Without including any pictures, write out the listing below exactly.

** start **

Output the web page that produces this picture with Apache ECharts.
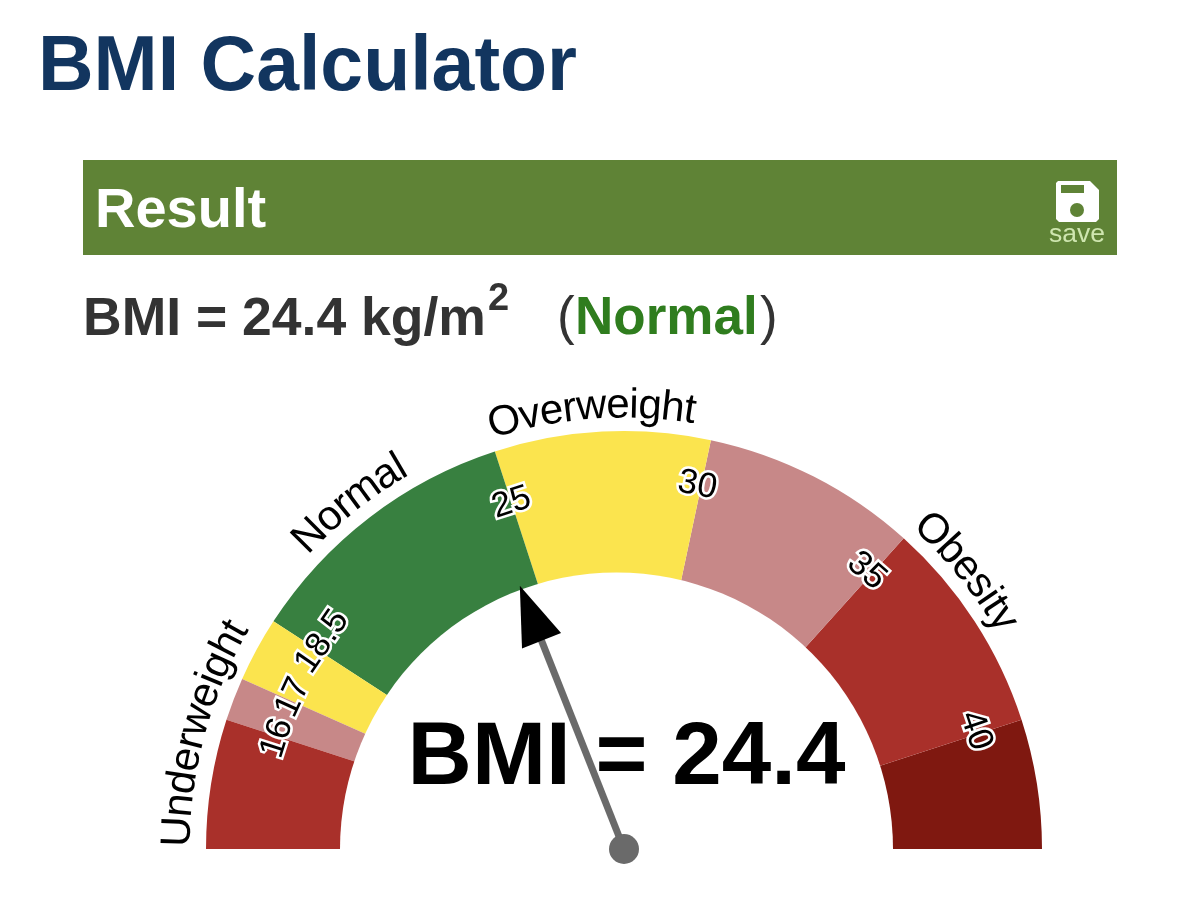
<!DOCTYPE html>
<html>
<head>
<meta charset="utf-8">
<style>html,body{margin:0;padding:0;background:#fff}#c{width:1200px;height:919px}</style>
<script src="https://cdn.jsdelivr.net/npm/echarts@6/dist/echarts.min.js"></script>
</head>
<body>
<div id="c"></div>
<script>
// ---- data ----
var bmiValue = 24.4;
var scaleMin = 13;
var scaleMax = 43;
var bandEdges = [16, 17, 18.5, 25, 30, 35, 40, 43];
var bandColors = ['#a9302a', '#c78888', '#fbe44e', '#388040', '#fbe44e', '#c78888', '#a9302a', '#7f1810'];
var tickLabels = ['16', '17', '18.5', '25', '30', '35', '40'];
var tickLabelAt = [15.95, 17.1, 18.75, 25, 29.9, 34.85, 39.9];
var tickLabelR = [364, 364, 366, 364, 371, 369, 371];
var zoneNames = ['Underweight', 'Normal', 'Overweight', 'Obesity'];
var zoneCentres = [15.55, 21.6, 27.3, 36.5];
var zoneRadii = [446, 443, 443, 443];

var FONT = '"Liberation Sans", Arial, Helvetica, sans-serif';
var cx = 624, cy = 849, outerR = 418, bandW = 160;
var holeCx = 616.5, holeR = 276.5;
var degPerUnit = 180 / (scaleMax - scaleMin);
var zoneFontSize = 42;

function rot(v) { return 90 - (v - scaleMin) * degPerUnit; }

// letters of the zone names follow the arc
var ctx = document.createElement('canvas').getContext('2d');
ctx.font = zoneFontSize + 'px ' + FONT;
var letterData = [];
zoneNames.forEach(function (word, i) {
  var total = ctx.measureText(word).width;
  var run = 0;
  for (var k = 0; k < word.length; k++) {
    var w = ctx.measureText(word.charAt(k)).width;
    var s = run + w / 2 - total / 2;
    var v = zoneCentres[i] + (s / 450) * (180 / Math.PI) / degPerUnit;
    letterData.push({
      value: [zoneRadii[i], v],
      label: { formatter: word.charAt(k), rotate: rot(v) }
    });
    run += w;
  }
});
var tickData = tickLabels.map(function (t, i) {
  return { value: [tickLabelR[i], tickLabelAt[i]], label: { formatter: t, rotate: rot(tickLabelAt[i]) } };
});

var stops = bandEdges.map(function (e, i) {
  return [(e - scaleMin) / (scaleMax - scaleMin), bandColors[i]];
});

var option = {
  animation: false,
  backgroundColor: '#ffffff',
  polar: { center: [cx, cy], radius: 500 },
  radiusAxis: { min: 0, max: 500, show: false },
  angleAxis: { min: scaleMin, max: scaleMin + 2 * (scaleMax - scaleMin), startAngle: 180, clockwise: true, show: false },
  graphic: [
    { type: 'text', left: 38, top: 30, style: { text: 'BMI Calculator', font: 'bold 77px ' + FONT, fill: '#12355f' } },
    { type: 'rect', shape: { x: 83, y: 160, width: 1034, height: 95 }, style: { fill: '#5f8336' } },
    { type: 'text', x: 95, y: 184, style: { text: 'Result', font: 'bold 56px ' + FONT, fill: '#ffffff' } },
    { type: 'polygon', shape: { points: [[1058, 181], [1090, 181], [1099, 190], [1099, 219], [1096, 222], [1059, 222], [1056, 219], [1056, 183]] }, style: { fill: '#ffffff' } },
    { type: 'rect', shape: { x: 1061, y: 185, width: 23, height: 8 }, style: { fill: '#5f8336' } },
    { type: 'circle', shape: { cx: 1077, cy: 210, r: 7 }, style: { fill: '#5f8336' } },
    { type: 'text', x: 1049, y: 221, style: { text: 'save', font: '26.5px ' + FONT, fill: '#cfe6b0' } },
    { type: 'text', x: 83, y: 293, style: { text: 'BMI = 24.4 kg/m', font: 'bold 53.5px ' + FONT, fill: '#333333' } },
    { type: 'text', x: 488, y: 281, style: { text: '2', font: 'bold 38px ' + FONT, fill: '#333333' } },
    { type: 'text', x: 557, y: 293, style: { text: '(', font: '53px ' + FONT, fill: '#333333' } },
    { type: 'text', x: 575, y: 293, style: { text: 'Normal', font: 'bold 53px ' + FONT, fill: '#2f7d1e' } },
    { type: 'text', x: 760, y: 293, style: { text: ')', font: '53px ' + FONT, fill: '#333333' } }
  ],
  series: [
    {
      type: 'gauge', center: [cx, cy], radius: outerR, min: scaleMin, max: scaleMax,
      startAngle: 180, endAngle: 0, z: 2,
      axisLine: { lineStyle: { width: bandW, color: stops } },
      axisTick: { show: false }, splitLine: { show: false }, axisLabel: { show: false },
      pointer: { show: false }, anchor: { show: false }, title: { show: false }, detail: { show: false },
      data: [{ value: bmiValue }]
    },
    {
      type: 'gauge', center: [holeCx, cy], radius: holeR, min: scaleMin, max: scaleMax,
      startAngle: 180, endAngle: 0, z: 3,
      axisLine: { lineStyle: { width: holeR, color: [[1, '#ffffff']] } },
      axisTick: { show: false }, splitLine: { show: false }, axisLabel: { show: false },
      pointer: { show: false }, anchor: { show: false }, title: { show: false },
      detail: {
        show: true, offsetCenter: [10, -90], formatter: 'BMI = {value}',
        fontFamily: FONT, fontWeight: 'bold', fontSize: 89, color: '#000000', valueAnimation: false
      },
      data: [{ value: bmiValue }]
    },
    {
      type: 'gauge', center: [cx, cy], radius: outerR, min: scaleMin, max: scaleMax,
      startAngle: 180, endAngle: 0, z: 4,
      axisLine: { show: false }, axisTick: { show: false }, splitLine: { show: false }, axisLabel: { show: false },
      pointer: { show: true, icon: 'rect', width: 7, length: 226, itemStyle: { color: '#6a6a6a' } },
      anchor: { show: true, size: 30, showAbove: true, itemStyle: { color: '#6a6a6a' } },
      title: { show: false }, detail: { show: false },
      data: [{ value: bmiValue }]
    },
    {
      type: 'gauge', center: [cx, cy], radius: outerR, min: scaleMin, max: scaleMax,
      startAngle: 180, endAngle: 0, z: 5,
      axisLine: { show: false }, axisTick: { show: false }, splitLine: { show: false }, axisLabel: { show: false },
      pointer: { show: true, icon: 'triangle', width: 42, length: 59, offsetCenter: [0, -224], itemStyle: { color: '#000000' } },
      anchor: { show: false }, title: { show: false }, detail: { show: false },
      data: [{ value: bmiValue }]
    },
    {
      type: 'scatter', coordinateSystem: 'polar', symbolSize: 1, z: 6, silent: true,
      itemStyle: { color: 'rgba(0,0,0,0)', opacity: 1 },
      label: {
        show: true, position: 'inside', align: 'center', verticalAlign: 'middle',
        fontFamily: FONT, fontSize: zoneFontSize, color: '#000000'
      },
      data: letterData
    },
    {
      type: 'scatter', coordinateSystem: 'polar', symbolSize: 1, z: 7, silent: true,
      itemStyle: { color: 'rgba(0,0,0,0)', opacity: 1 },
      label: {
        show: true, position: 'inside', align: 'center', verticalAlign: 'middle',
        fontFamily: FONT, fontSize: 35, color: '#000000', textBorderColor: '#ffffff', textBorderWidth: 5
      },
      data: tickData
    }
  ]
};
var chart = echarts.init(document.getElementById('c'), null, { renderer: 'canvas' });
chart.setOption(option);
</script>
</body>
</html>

** end **

Complete answer:
Output the web page that produces this picture with Apache ECharts.
<!DOCTYPE html>
<html>
<head>
<meta charset="utf-8">
<style>html,body{margin:0;padding:0;background:#fff}#c{width:1200px;height:919px}</style>
<script src="https://cdn.jsdelivr.net/npm/echarts@6/dist/echarts.min.js"></script>
</head>
<body>
<div id="c"></div>
<script>
// ---- data ----
var bmiValue = 24.4;
var scaleMin = 13;
var scaleMax = 43;
var bandEdges = [16, 17, 18.5, 25, 30, 35, 40, 43];
var bandColors = ['#a9302a', '#c78888', '#fbe44e', '#388040', '#fbe44e', '#c78888', '#a9302a', '#7f1810'];
var tickLabels = ['16', '17', '18.5', '25', '30', '35', '40'];
var tickLabelAt = [15.95, 17.1, 18.75, 25, 29.9, 34.85, 39.9];
var tickLabelR = [364, 364, 366, 364, 371, 369, 371];
var zoneNames = ['Underweight', 'Normal', 'Overweight', 'Obesity'];
var zoneCentres = [15.55, 21.6, 27.3, 36.5];
var zoneRadii = [446, 443, 443, 443];

var FONT = '"Liberation Sans", Arial, Helvetica, sans-serif';
var cx = 624, cy = 849, outerR = 418, bandW = 160;
var holeCx = 616.5, holeR = 276.5;
var degPerUnit = 180 / (scaleMax - scaleMin);
var zoneFontSize = 42;

function rot(v) { return 90 - (v - scaleMin) * degPerUnit; }

// letters of the zone names follow the arc
var ctx = document.createElement('canvas').getContext('2d');
ctx.font = zoneFontSize + 'px ' + FONT;
var letterData = [];
zoneNames.forEach(function (word, i) {
  var total = ctx.measureText(word).width;
  var run = 0;
  for (var k = 0; k < word.length; k++) {
    var w = ctx.measureText(word.charAt(k)).width;
    var s = run + w / 2 - total / 2;
    var v = zoneCentres[i] + (s / 450) * (180 / Math.PI) / degPerUnit;
    letterData.push({
      value: [zoneRadii[i], v],
      label: { formatter: word.charAt(k), rotate: rot(v) }
    });
    run += w;
  }
});
var tickData = tickLabels.map(function (t, i) {
  return { value: [tickLabelR[i], tickLabelAt[i]], label: { formatter: t, rotate: rot(tickLabelAt[i]) } };
});

var stops = bandEdges.map(function (e, i) {
  return [(e - scaleMin) / (scaleMax - scaleMin), bandColors[i]];
});

var option = {
  animation: false,
  backgroundColor: '#ffffff',
  polar: { center: [cx, cy], radius: 500 },
  radiusAxis: { min: 0, max: 500, show: false },
  angleAxis: { min: scaleMin, max: scaleMin + 2 * (scaleMax - scaleMin), startAngle: 180, clockwise: true, show: false },
  graphic: [
    { type: 'text', left: 38, top: 30, style: { text: 'BMI Calculator', font: 'bold 77px ' + FONT, fill: '#12355f' } },
    { type: 'rect', shape: { x: 83, y: 160, width: 1034, height: 95 }, style: { fill: '#5f8336' } },
    { type: 'text', x: 95, y: 184, style: { text: 'Result', font: 'bold 56px ' + FONT, fill: '#ffffff' } },
    { type: 'polygon', shape: { points: [[1058, 181], [1090, 181], [1099, 190], [1099, 219], [1096, 222], [1059, 222], [1056, 219], [1056, 183]] }, style: { fill: '#ffffff' } },
    { type: 'rect', shape: { x: 1061, y: 185, width: 23, height: 8 }, style: { fill: '#5f8336' } },
    { type: 'circle', shape: { cx: 1077, cy: 210, r: 7 }, style: { fill: '#5f8336' } },
    { type: 'text', x: 1049, y: 221, style: { text: 'save', font: '26.5px ' + FONT, fill: '#cfe6b0' } },
    { type: 'text', x: 83, y: 293, style: { text: 'BMI = 24.4 kg/m', font: 'bold 53.5px ' + FONT, fill: '#333333' } },
    { type: 'text', x: 488, y: 281, style: { text: '2', font: 'bold 38px ' + FONT, fill: '#333333' } },
    { type: 'text', x: 557, y: 293, style: { text: '(', font: '53px ' + FONT, fill: '#333333' } },
    { type: 'text', x: 575, y: 293, style: { text: 'Normal', font: 'bold 53px ' + FONT, fill: '#2f7d1e' } },
    { type: 'text', x: 760, y: 293, style: { text: ')', font: '53px ' + FONT, fill: '#333333' } }
  ],
  series: [
    {
      type: 'gauge', center: [cx, cy], radius: outerR, min: scaleMin, max: scaleMax,
      startAngle: 180, endAngle: 0, z: 2,
      axisLine: { lineStyle: { width: bandW, color: stops } },
      axisTick: { show: false }, splitLine: { show: false }, axisLabel: { show: false },
      pointer: { show: false }, anchor: { show: false }, title: { show: false }, detail: { show: false },
      data: [{ value: bmiValue }]
    },
    {
      type: 'gauge', center: [holeCx, cy], radius: holeR, min: scaleMin, max: scaleMax,
      startAngle: 180, endAngle: 0, z: 3,
      axisLine: { lineStyle: { width: holeR, color: [[1, '#ffffff']] } },
      axisTick: { show: false }, splitLine: { show: false }, axisLabel: { show: false },
      pointer: { show: false }, anchor: { show: false }, title: { show: false },
      detail: {
        show: true, offsetCenter: [10, -90], formatter: 'BMI = {value}',
        fontFamily: FONT, fontWeight: 'bold', fontSize: 89, color: '#000000', valueAnimation: false
      },
      data: [{ value: bmiValue }]
    },
    {
      type: 'gauge', center: [cx, cy], radius: outerR, min: scaleMin, max: scaleMax,
      startAngle: 180, endAngle: 0, z: 4,
      axisLine: { show: false }, axisTick: { show: false }, splitLine: { show: false }, axisLabel: { show: false },
      pointer: { show: true, icon: 'rect', width: 7, length: 226, itemStyle: { color: '#6a6a6a' } },
      anchor: { show: true, size: 30, showAbove: true, itemStyle: { color: '#6a6a6a' } },
      title: { show: false }, detail: { show: false },
      data: [{ value: bmiValue }]
    },
    {
      type: 'gauge', center: [cx, cy], radius: outerR, min: scaleMin, max: scaleMax,
      startAngle: 180, endAngle: 0, z: 5,
      axisLine: { show: false }, axisTick: { show: false }, splitLine: { show: false }, axisLabel: { show: false },
      pointer: { show: true, icon: 'triangle', width: 42, length: 59, offsetCenter: [0, -224], itemStyle: { color: '#000000' } },
      anchor: { show: false }, title: { show: false }, detail: { show: false },
      data: [{ value: bmiValue }]
    },
    {
      type: 'scatter', coordinateSystem: 'polar', symbolSize: 1, z: 6, silent: true,
      itemStyle: { color: 'rgba(0,0,0,0)', opacity: 1 },
      label: {
        show: true, position: 'inside', align: 'center', verticalAlign: 'middle',
        fontFamily: FONT, fontSize: zoneFontSize, color: '#000000'
      },
      data: letterData
    },
    {
      type: 'scatter', coordinateSystem: 'polar', symbolSize: 1, z: 7, silent: true,
      itemStyle: { color: 'rgba(0,0,0,0)', opacity: 1 },
      label: {
        show: true, position: 'inside', align: 'center', verticalAlign: 'middle',
        fontFamily: FONT, fontSize: 35, color: '#000000', textBorderColor: '#ffffff', textBorderWidth: 5
      },
      data: tickData
    }
  ]
};
var chart = echarts.init(document.getElementById('c'), null, { renderer: 'canvas' });
chart.setOption(option);
</script>
</body>
</html>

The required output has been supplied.